Japan’s Rikuya Hoshino Chasing Legend Of Aoki In Australia

Japan’s Rikuya Hoshino Chasing Legend Of Aoki In Australia 1920 1547 ISPS Handa

Japan’s impressive Rikuya Hoshino and Australia’s Min Woo Lee will again duel for a trophy in the final group on Sunday at the ISPS HANDA Australian Open in Sydney. 

Hoshino’s love affair with Australian golf courses continued on Saturday at The Australian Golf Club with an excellent six-under-par 65. He equalled the low round of the day as he collected his seventh straight round in the 60s on his two-week trip to Australia. 

Hoshino, at 13-under, shares the lead with Lee, who finished an untidy round by rolling in a 3m putt for birdie for a 70 after being in the greenside bunker for two on the closing par five. Hoshino already knows what it’s like to play alongside the crowd favourite, amid the cheers he stirs, after being in the final group with Lee only a week ago at the Australian PGA in Brisbane. 

The slender 27-year-old produced a fine 68 on that day but it never came close to the scoring heroics of winner Lee, who marched to his biggest accomplishment with a striking 64. 

Hoshino’s Saturday 65 included four birdies and a piercing, 203m long iron second shot to a back pin at the par five 14th which left him just 1.5m away for eagle. Sinking the putt catapulted him into at least a share of the lead for the rest of the day. 

He should know the history he is chasing on Sunday. Japan’s World Golf Hall of Famer Isao Aoki held aloft a trophy as a winner in Australia when the Coca-Cola Classic was held at Royal Melbourne. That was way back in 1989. “Jet” Ozaki came close for second at the 1988 Palm Meadows Cup and Ryo Hisatsune was second at the 2022 Australian PGA before Hoshino was runner-up a week ago.  

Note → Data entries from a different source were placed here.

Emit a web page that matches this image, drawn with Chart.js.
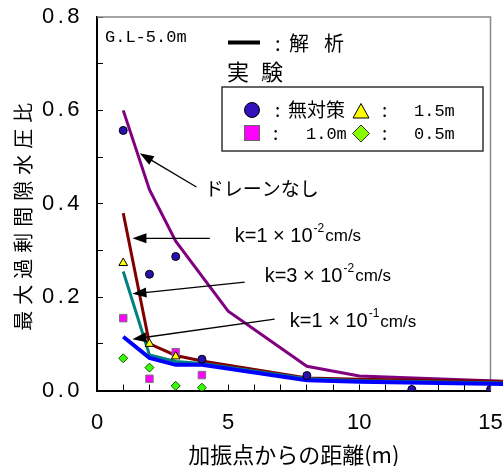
<!DOCTYPE html>
<html>
<head>
<meta charset="utf-8">
<script src="https://cdn.jsdelivr.net/npm/chart.js@4.4.1/dist/chart.umd.min.js"></script>
<style>
body { margin: 0; background: #fff; }
#wrap { width: 503px; height: 466px; }
</style>
</head>
<body>
<div id="wrap"><canvas id="myChart" width="503" height="466"></canvas></div>
<script>
// analysis curves: distance from source (m) -> max excess pore pressure ratio
var noDrainX = [1, 2, 3, 5, 8, 10, 15.5];
var noDrainY = [0.60, 0.43, 0.32, 0.17, 0.052, 0.031, 0.020];
var drainX = [1, 2, 3, 4, 8, 10, 15.5];
var k1e2Y = [0.38, 0.10, 0.075, 0.063, 0.027, 0.024, 0.019];
var k3e2Y = [0.255, 0.076, 0.062, 0.058, 0.025, 0.021, 0.016];
var k1e1Y = [0.115, 0.070, 0.055, 0.055, 0.022, 0.019, 0.014];

// experiments
var noneX = [1, 2, 3, 4, 8, 12, 15];
var noneY = [0.557, 0.249, 0.287, 0.067, 0.032, 0.002, 0.002];
var d15X = [1, 2, 3];
var d15Y = [0.273, 0.100, 0.073];
var d10X = [1, 2, 3, 4];
var d10Y = [0.155, 0.025, 0.082, 0.033];
var d05X = [1, 2, 3, 4];
var d05Y = [0.069, 0.049, 0.010, 0.006];

var xTickLabels = ['0', '5', '10', '15'];
var yTickLabels = ['0.0', '0.2', '0.4', '0.6', '0.8'];

// arrows (data units): tail x, tail y, tip x, tip y
var arrows = [
  [3.79, 0.436, 1.63, 0.508],
  [4.30, 0.326, 1.35, 0.326],
  [5.63, 0.232, 1.35, 0.207],
  [6.77, 0.153, 1.35, 0.110]
];
// k labels: x, y, mantissa, exponent
var kLabels = [
  [5.25, 0.330, '1', '-2'],
  [6.39, 0.244, '3', '-2'],
  [7.35, 0.147, '1', '-1']
];

var JP = '"Noto Sans CJK JP", sans-serif';
var SANS = '"Liberation Sans", Arial, sans-serif';
var MONO = '"Liberation Mono", monospace';

function pts(xs, ys) {
  return xs.map(function(x, i) { return {x: x, y: ys[i]}; });
}

function curve(label, xs, ys, color, width, order) {
  return {
    label: label, data: pts(xs, ys), showLine: true, fill: false,
    borderColor: color, borderWidth: width, pointRadius: 0,
    order: order, clip: {left: 0, top: 0, right: 20, bottom: 0}
  };
}

function arrow(ctx, x1, y1, x2, y2) {
  var a = Math.atan2(y2 - y1, x2 - x1);
  var c = Math.cos(a), s = Math.sin(a);
  ctx.beginPath();
  ctx.moveTo(x1, y1);
  ctx.lineTo(x2 - 10 * c, y2 - 10 * s);
  ctx.stroke();
  ctx.beginPath();
  ctx.moveTo(x2, y2);
  ctx.lineTo(x2 - 14 * c + 5 * s, y2 - 14 * s - 5 * c);
  ctx.lineTo(x2 - 14 * c - 5 * s, y2 - 14 * s + 5 * c);
  ctx.closePath();
  ctx.fill();
}

function kText(ctx, x, y, mant, exp) {
  ctx.textAlign = 'left';
  ctx.textBaseline = 'middle';
  ctx.font = '20px ' + SANS;
  var t = 'k=' + mant + ' \u00d7 10';
  ctx.fillText(t, x, y);
  var w = ctx.measureText(t).width;
  ctx.font = '12px ' + SANS;
  ctx.fillText(exp, x + w + 1, y - 8);
  w += ctx.measureText(exp).width + 2;
  ctx.font = '17px ' + SANS;
  ctx.fillText('cm/s', x + w, y);
}

var spacing = {
  id: 'spacing',
  afterLayout: function(chart) {
    var y = chart.scales.y;
    if (y._spaced) return;
    y._spaced = true;
    var ctx = chart.ctx;
    var drawLabels = y.drawLabels, drawTitle = y.drawTitle;
    y.drawLabels = function(area) {
      ctx.save(); ctx.letterSpacing = '3.5px';
      drawLabels.call(y, area);
      ctx.restore();
    };
    y.drawTitle = function() {
      ctx.save(); ctx.letterSpacing = '6px'; ctx.translate(0, 10);
      drawTitle.call(y);
      ctx.restore();
    };
  }
};

var annot = {
  id: 'annot',
  beforeDatasetsDraw: function(chart) {
    var ctx = chart.ctx, a = chart.chartArea;
    ctx.save();
    ctx.strokeStyle = '#888';
    ctx.lineWidth = 1.5;
    ctx.beginPath();
    ctx.moveTo(a.left, a.top);
    ctx.lineTo(a.right, a.top);
    ctx.lineTo(a.right, a.bottom);
    ctx.stroke();
    ctx.restore();
  },
  afterDatasetsDraw: function(chart) {
    var ctx = chart.ctx, xs = chart.scales.x, ys = chart.scales.y;
    ctx.save();
    ctx.fillStyle = '#000';
    ctx.strokeStyle = '#000';
    ctx.lineWidth = 1.3;
    arrows.forEach(function(r) {
      arrow(ctx, xs.getPixelForValue(r[0]), ys.getPixelForValue(r[1]),
        xs.getPixelForValue(r[2]), ys.getPixelForValue(r[3]));
    });
    ctx.textAlign = 'left';
    ctx.textBaseline = 'middle';
    ctx.font = '19px ' + JP;
    ctx.fillText('ドレーンなし', xs.getPixelForValue(4.11), ys.getPixelForValue(0.433));
    kLabels.forEach(function(k) {
      kText(ctx, xs.getPixelForValue(k[0]), ys.getPixelForValue(k[1]), k[2], k[3]);
    });

    // header texts
    ctx.textBaseline = 'alphabetic';
    ctx.font = '17px ' + MONO;
    ctx.fillText('G.L-5.0m', 105, 42);
    ctx.fillRect(228, 40.5, 32, 4);
    ctx.textBaseline = 'middle';
    ctx.font = '20px ' + JP;
    ctx.fillText(':', 275, 43);
    ctx.fillText('解', 289, 43);
    ctx.fillText('析', 324, 43);
    ctx.font = '22px ' + JP;
    ctx.fillText('実', 227, 71.5);
    ctx.fillText('験', 261, 71.5);

    // legend box
    ctx.fillStyle = '#fff';
    ctx.fillRect(222, 87, 261, 64);
    ctx.strokeStyle = '#333';
    ctx.lineWidth = 1.5;
    ctx.strokeRect(222, 87, 261, 64);

    ctx.lineWidth = 1;
    ctx.strokeStyle = '#000';
    ctx.fillStyle = '#3311bb';
    ctx.beginPath(); ctx.arc(252, 110, 7.5, 0, Math.PI * 2); ctx.fill(); ctx.stroke();
    ctx.fillStyle = '#ffff00';
    ctx.beginPath(); ctx.moveTo(361, 103.5); ctx.lineTo(369, 118); ctx.lineTo(353, 118); ctx.closePath(); ctx.fill(); ctx.stroke();
    ctx.fillStyle = '#ff00ff';
    ctx.strokeStyle = '#666';
    ctx.fillRect(244.5, 125.5, 15, 15); ctx.strokeRect(244.5, 125.5, 15, 15);
    ctx.fillStyle = '#88ff00';
    ctx.strokeStyle = '#333';
    ctx.beginPath(); ctx.moveTo(361, 125); ctx.lineTo(369.5, 133.5); ctx.lineTo(361, 142); ctx.lineTo(352.5, 133.5); ctx.closePath(); ctx.fill(); ctx.stroke();

    ctx.fillStyle = '#000';
    ctx.font = '19px ' + JP;
    ctx.fillText(':', 275, 110);
    ctx.fillText('無対策', 288, 110);
    ctx.fillText(':', 382, 110);
    ctx.fillText(':', 273, 133);
    ctx.fillText(':', 382, 133);
    ctx.font = '17px ' + MONO;
    ctx.fillText('1.5m', 414, 111);
    ctx.fillText('1.0m', 306, 134);
    ctx.fillText('0.5m', 414, 134);
    ctx.restore();
  }
};

var ctx = document.getElementById('myChart').getContext('2d');
var chart = new Chart(ctx, {
  type: 'scatter',
  data: {
    datasets: [
      { label: '1.5m', data: pts(d15X, d15Y), pointStyle: 'triangle', pointRadius: 5,
        backgroundColor: '#ffff00', borderColor: '#000', borderWidth: 1, order: 0 },
      { label: '無対策', data: pts(noneX, noneY), pointStyle: 'circle', pointRadius: 4,
        backgroundColor: '#2a10b0', borderColor: '#000', borderWidth: 1, order: 1 },
      { label: '1.0m', data: pts(d10X, d10Y), pointStyle: 'rect', pointRadius: 5.3,
        backgroundColor: '#ff00ff', borderColor: '#777', borderWidth: 1, order: 2 },
      { label: '0.5m', data: pts(d05X, d05Y), pointStyle: 'rectRot', pointRadius: 4.5,
        backgroundColor: '#33ff00', borderColor: '#115500', borderWidth: 1, order: 3 },
      curve('k=1×10^-1cm/s', drainX, k1e1Y, '#0000ff', 4, 4),
      curve('k=3×10^-2cm/s', drainX, k3e2Y, '#008080', 3, 5),
      curve('k=1×10^-2cm/s', drainX, k1e2Y, '#800000', 3, 6),
      curve('ドレーンなし', noDrainX, noDrainY, '#800080', 3, 7)
    ]
  },
  options: {
    responsive: false,
    animation: false,
    events: [],
    layout: { padding: { top: 17, right: 12.5, bottom: 0, left: 0 } },
    plugins: { legend: { display: false }, tooltip: { enabled: false } },
    scales: {
      x: {
        type: 'linear', min: 0, max: 15,
        ticks: {
          stepSize: 1, autoSkip: false, maxRotation: 0, padding: 25, color: '#000',
          font: { family: SANS, size: 22 },
          callback: function(v) {
            var s = String(v);
            return xTickLabels.indexOf(s) >= 0 ? s : '';
          }
        },
        grid: { drawOnChartArea: false, tickLength: -6, color: '#000', lineWidth: 1 },
        border: { color: '#000', width: 2 },
        title: { display: true, text: '加振点からの距離(m)', color: '#000',
          font: { family: JP, size: 22, lineHeight: 1 }, padding: { top: 0, bottom: 0 } },
        afterFit: function(s) { s.height = 75.5; s.paddingLeft = 0; s.paddingRight = 0; }
      },
      y: {
        min: 0, max: 0.8,
        ticks: {
          stepSize: 0.1, autoSkip: false, padding: 20, color: '#000',
          font: { family: SANS, size: 22 },
          callback: function(v) {
            var s = v.toFixed(1);
            return yTickLabels.indexOf(s) >= 0 ? s : '';
          }
        },
        grid: { drawOnChartArea: false, tickLength: -6, color: '#000', lineWidth: 1 },
        border: { color: '#000', width: 2 },
        title: { display: true, text: '最大過剰間隙水圧比', color: '#000',
          font: { family: JP, size: 20, lineHeight: 1.2 }, padding: { top: 11, bottom: 0 } },
        afterFit: function(s) { s.width = 97; s.paddingTop = 0; s.paddingBottom = 0; }
      }
    }
  },
  plugins: [spacing, annot]
});
</script>
</body>
</html>
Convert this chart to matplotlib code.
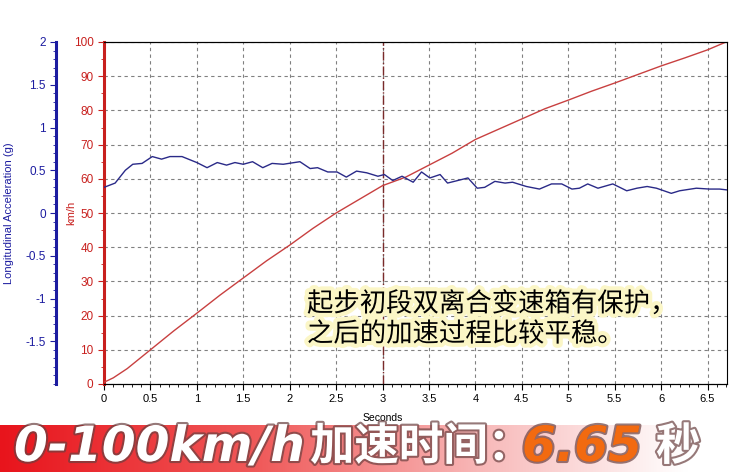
#!/usr/bin/env python3
import numpy as np
import matplotlib
matplotlib.use('Agg')
import matplotlib.pyplot as plt
import matplotlib.patheffects as pe
from matplotlib.ticker import MultipleLocator, FuncFormatter
from matplotlib.colors import LinearSegmentedColormap

plt.rcParams['font.family'] = ['Liberation Sans', 'Noto Sans CJK SC', 'DejaVu Sans']

# speed curve (km/h)
t_speed = [0, 0.1, 0.25, 0.5, 0.75, 1.0, 1.25, 1.5, 1.75, 2.0, 2.25, 2.5, 2.75,
           3.0, 3.25, 3.5, 3.75, 4.0, 4.25, 4.5, 4.75, 5.0, 5.25, 5.5, 5.75,
           6.0, 6.25, 6.5, 6.7]
speed = [0.5, 1.8, 4.5, 10, 15.5, 20.7, 26, 31, 36, 40.6, 45.5, 50, 54,
         58, 60.5, 64, 67.5, 71.5, 74.5, 77.5, 80.5, 83, 85.6, 88, 90.5,
         93, 95.3, 97.7, 100]

# longitudinal acceleration (g)
t_acc = [0.0, 0.12, 0.23, 0.31, 0.41, 0.52, 0.62, 0.71, 0.84, 1.0, 1.11, 1.22,
         1.32, 1.41, 1.50, 1.60, 1.71, 1.81, 1.93, 2.11, 2.22, 2.30, 2.41,
         2.51, 2.61, 2.72, 2.83, 2.95, 3.02, 3.11, 3.21, 3.33, 3.42, 3.51,
         3.62, 3.70, 3.81, 3.92, 4.02, 4.10, 4.21, 4.32, 4.40, 4.55, 4.69,
         4.82, 4.93, 5.04, 5.12, 5.21, 5.32, 5.48, 5.63, 5.74, 5.85, 5.95,
         6.11, 6.20, 6.38, 6.52, 6.63, 6.71]
acc = [0.30, 0.35, 0.50, 0.57, 0.58, 0.66, 0.63, 0.66, 0.66, 0.59, 0.53, 0.59,
       0.56, 0.59, 0.57, 0.60, 0.53, 0.58, 0.57, 0.60, 0.52, 0.53, 0.48,
       0.48, 0.42, 0.49, 0.47, 0.43, 0.45, 0.38, 0.43, 0.36, 0.48, 0.41,
       0.45, 0.35, 0.38, 0.41, 0.29, 0.30, 0.37, 0.35, 0.36, 0.31, 0.28,
       0.34, 0.34, 0.28, 0.29, 0.34, 0.29, 0.34, 0.26, 0.29, 0.31, 0.29,
       0.23, 0.26, 0.29, 0.28, 0.28, 0.27]

acc_ticks = [-1.5, -1, -0.5, 0, 0.5, 1, 1.5, 2]

note = '起步初段双离合变速箱有保护，\n之后的加速过程比较平稳。'

RED = '#c8201e'
BLUE = '#1c1ca0'
W, H = 739, 472

fig = plt.figure(figsize=(W / 100, H / 100), dpi=100)
ax = fig.add_axes([104 / W, 88 / H, 623 / W, 342 / H])

ax.plot(t_speed, speed, color='#c84040', lw=1, zorder=3)
ax.set_xlim(0, 6.71)
ax.set_ylim(0, 100)
ax.xaxis.set_major_locator(MultipleLocator(0.5))
ax.xaxis.set_minor_locator(MultipleLocator(0.1))
ax.yaxis.set_major_locator(MultipleLocator(10))
ax.yaxis.set_minor_locator(MultipleLocator(5))
ax.xaxis.set_major_formatter(FuncFormatter(lambda v, p: '%g' % v))
ax.grid(which='major', color='#808080', ls=(0, (3, 3)), lw=0.8)
ax.axvline(3, color='#7a2a2a', ls='-.', lw=1, zorder=2)

for s in ['top', 'right', 'bottom']:
    ax.spines[s].set_color('black')
ax.spines['left'].set_color(RED)
ax.spines['left'].set_linewidth(2.2)
ax.tick_params(axis='x', labelsize=8, length=4, width=0.8, colors='black')
ax.tick_params(axis='x', which='minor', length=2)
ax.tick_params(axis='y', labelsize=8.5, length=4, width=0.8, colors=RED)
ax.tick_params(axis='y', which='minor', length=2, colors=RED)

ax.set_xlabel('Seconds', fontsize=7.5)
ax.xaxis.set_label_coords(0.448, -0.085)
ax.set_ylabel('km/h', fontsize=8, color=RED)
ax.yaxis.set_label_coords(-0.045, 0.5)

ax2 = ax.twinx()
ax2.plot(t_acc, acc, color='#2a2a88', lw=1, zorder=3)
ax2.set_ylim(-2, 2)
ax2.yaxis.tick_left()
ax2.yaxis.set_label_position('left')
ax2.spines['left'].set_position(('outward', 34.5))
ax2.spines['left'].set_color(BLUE)
ax2.spines['left'].set_linewidth(2.2)
ax2.spines['left'].set_visible(True)
ax2.spines['right'].set_visible(False)
ax2.set_yticks(acc_ticks)
ax2.yaxis.set_major_formatter(FuncFormatter(lambda v, p: '%g' % v))
ax2.yaxis.set_minor_locator(MultipleLocator(0.1))
ax2.tick_params(axis='y', labelsize=8.5, length=4, width=0.8, colors=BLUE)
ax2.tick_params(axis='y', which='minor', length=2, colors=BLUE)
ax2.set_ylabel('Longitudinal Acceleration (g)', fontsize=8, color=BLUE)
ax2.yaxis.set_label_coords(-0.145, 0.5)

ax.text((307 - 104) / 623, (384 - 319) / 342, note, transform=ax.transAxes,
        ha='left', va='center', fontsize=19, linespacing=1.15,
        family=['Noto Sans CJK SC', 'DejaVu Sans'], color='black', zorder=5,
        path_effects=[pe.withStroke(linewidth=6, foreground='#fbf6c6')])

# bottom banner
bax = fig.add_axes([0, 0, 1, 47 / H])
cmap = LinearSegmentedColormap.from_list(
    'banner', [(0, '#e8141c'), (0.35, '#f05a5a'), (0.65, '#f8b8b8'),
               (0.93, '#ffffff'), (1, '#ffffff')])
bax.imshow(np.linspace(0, 1, 256)[None, :], aspect='auto', cmap=cmap,
           extent=[0, 1, 0, 1])
bax.set_axis_off()

shadow = [pe.Stroke(linewidth=3, foreground='#6a4040', alpha=0.7), pe.Normal()]
yb = 25 / H
fig.text(14 / W, yb, '0-100km/h', fontsize=35, weight='bold', style='italic',
         family='DejaVu Sans', color='white', va='center', path_effects=shadow)
fig.text(310 / W, yb, '加速时间：', fontsize=32, weight='heavy',
         family=['Noto Sans CJK SC'], color='white', va='center', path_effects=shadow)
fig.text(522 / W, yb, '6.65', fontsize=35, weight='bold', style='italic',
         family='DejaVu Sans', color='#f26a10', va='center', path_effects=shadow)
fig.text(656 / W, yb, '秒', fontsize=32, weight='heavy',
         family=['Noto Sans CJK SC'], color='white', va='center', path_effects=shadow)

fig.savefig('out.png', dpi=100)
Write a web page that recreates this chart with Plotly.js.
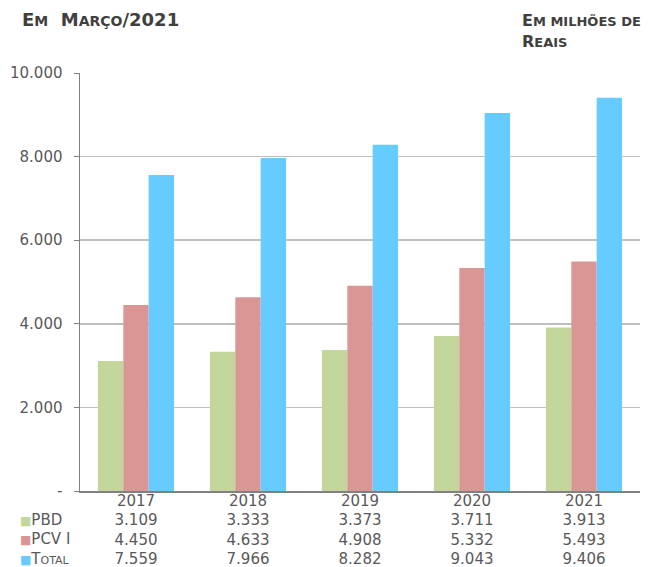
<!DOCTYPE html>
<html>
<head>
<meta charset="utf-8">
<script src="https://cdn.plot.ly/plotly-3.0.1.min.js"></script>
<style>
  body { margin: 0; background: #fff; }
  #chart { width: 653px; height: 567px; }
</style>
</head>
<body>
<div id="chart"></div>
<script>
    // values in millions of reais
    const years = ['2017', '2018', '2019', '2020', '2021'];
    const pbd = [3109, 3333, 3373, 3711, 3913];
    const pcvi = [4450, 4633, 4908, 5332, 5493];
    const total = [7559, 7966, 8282, 9043, 9406];

    const seriesNames = ['PBD', 'PCV I', 'T<span style="font-size:11px">OTAL</span>'];
    const seriesColors = ['#c3d69b', '#d99694', '#66ccff'];

    const yTicks = [0, 2000, 4000, 6000, 8000, 10000];
    const yTickText = ['-', '2.000', '4.000', '6.000', '8.000', '10.000'];

    const fmt = (v) => v.toLocaleString('de-DE');

    // data table under the axis: year + one line per series
    const tableText = years.map((y, i) =>
        [y, fmt(pbd[i]), fmt(pcvi[i]), fmt(total[i])].join('<br>'));

    function makeBar(name, values, color) {
        return {
            type: 'bar',
            name,
            x: years,
            y: values,
            marker: { color },
            hoverinfo: 'skip',
        };
    }

    const data = [
        makeBar(seriesNames[0], pbd, seriesColors[0]),
        makeBar(seriesNames[1], pcvi, seriesColors[1]),
        makeBar(seriesNames[2], total, seriesColors[2]),
    ];

    const font = { family: 'DejaVu Sans', size: 15, color: '#595959' };

    // legend keys of the data table, one per row
    const keyNotes = seriesNames.map((name, i) => ({
        xref: 'paper', yref: 'paper',
        x: -0.111, y: -0.069 - i * 0.047,
        xanchor: 'left', yanchor: 'middle',
        showarrow: false,
        text: '<span style="color:' + seriesColors[i] + ';font-size:12px">■</span>' + name,
        font,
    }));

    const layout = {
        width: 653,
        height: 567,
        margin: { l: 80, r: 13, t: 73, b: 76 },
        paper_bgcolor: '#ffffff',
        plot_bgcolor: '#ffffff',
        font,
        barmode: 'group',
        bargap: 0.32,
        bargroupgap: 0,
        showlegend: false,
        xaxis: {
            type: 'category',
            automargin: false,
            tickmode: 'array',
            tickvals: years,
            ticktext: tableText,
            ticks: '',
            showline: true,
            linecolor: '#808080',
            linewidth: 1.5,
            showgrid: false,
            tickfont: font,
            ticklabelstandoff: -5,
        },
        yaxis: {
            automargin: false,
            range: [0, 10000],
            tickmode: 'array',
            tickvals: yTicks,
            ticktext: yTickText,
            ticks: 'outside',
            ticklen: 5,
            tickcolor: '#808080',
            showline: true,
            linecolor: '#808080',
            linewidth: 1.5,
            gridcolor: '#bfbfbf',
            gridwidth: 1.5,
            zeroline: false,
            tickfont: font,
            ticklabelstandoff: 8,
        },
        annotations: [
            {
                xref: 'paper', yref: 'paper',
                x: -0.107, y: 1.129, xanchor: 'left', yanchor: 'middle',
                showarrow: false,
                text: '<b>E<span style="font-size:14px">M</span>  M<span style="font-size:14px">ARÇO</span>/2021</b>',
                font: { family: 'DejaVu Sans', size: 18, color: '#404040' },
            },
            {
                xref: 'paper', yref: 'paper',
                x: 0.785, y: 1.10, xanchor: 'left', yanchor: 'middle',
                showarrow: false, align: 'left',
                text: '<b>E<span style="font-size:13px">M MILHÕES DE</span><br>R<span style="font-size:13px">EAIS</span></b>',
                font: { family: 'DejaVu Sans', size: 16, color: '#404040' },
            },
            ...keyNotes,
        ],
    };

    Plotly.newPlot('chart', data, layout, { displayModeBar: false, staticPlot: true });
</script>
</body>
</html>
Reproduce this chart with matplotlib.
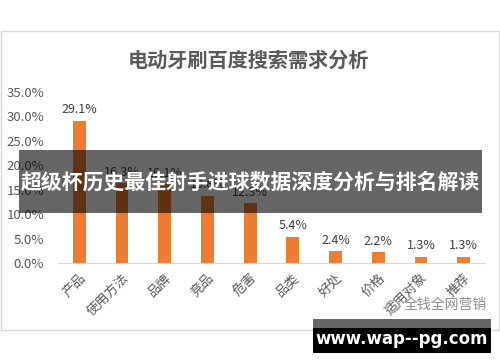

It is no race in two. American Patrick Rodgers and England’s Alex Fitzpatrick, after his 66, sit one stroke back at 12-under. Australian Lucas Herbert had a two-putt birdie on the final hole in his own 66 to be just two off the pace. There are 17 golfers within five shots at the top. 

Lee was always the central character of Round Three. He opened the day with a three-shot lead and serenely added a birdie on his opening hole by ripping an iron next to the pin. Miscueing his approach right into the water on the third hole for double bogey started him on the rollercoaster. There was only one other bogey up against three birdies from there but putts lipped out or slid by where they had dropped in Friday’s 64.  

Min Woo Lee reacts after holing his putt for birdie on his closing hole of Round Three on Saturday at the ISPS HANDA Australian Open in Sydney. Photo: Golf Australia / Brett Costello. Photo at top: Gregg Porteous.

The par five 14th will show a bland “par” on his scorecard but it was anything but. His second shot was off the back of the green and he chipped across the tilting green into a bunker for his third. He came out long from the sand but kept his calm tempo to sink a clutch par putt. 

On the last, Lee was again in the sand but the birdie he crafted with a good putt generated a fist jab. 

“It was a bit of a grind. It wasn’t the easiest of rounds but golf is golf and you get a little unlucky with lip-outs,” Lee said. 

“It was great to get that (birdie) from a pretty average lie in that bunker. Hopefully I can bring it on Sunday.” 

Hoshino is enjoying his first visit to Australia and wants to bring into play the experience learned from seven wins in Japan (2017-2022). 

“This is the first time for me coming over to Australia and I can enjoy the atmosphere and also this tournament,” Hoshino said. “Last week (at the PGA), I couldn’t make the birdie on the back nine but this week I have more birdie on the back nine to make the winning. 

“I’m going to use many experiences in winning in Japan. I’ll try to do my best.” 

Rodgers, after his 70, said he was enjoying the crowd energy and the setting at a beautifully-manicured course. 

“The atmosphere was electric. Obviously, everyone here is rooting hard for Min. He’s showing out at his national Open which is really cool to see,” Rodgers said. 

“There’s a lot of guys with a good chance so one of us is going to fire a good one. It’s a good opportunity for me to be aggressive.”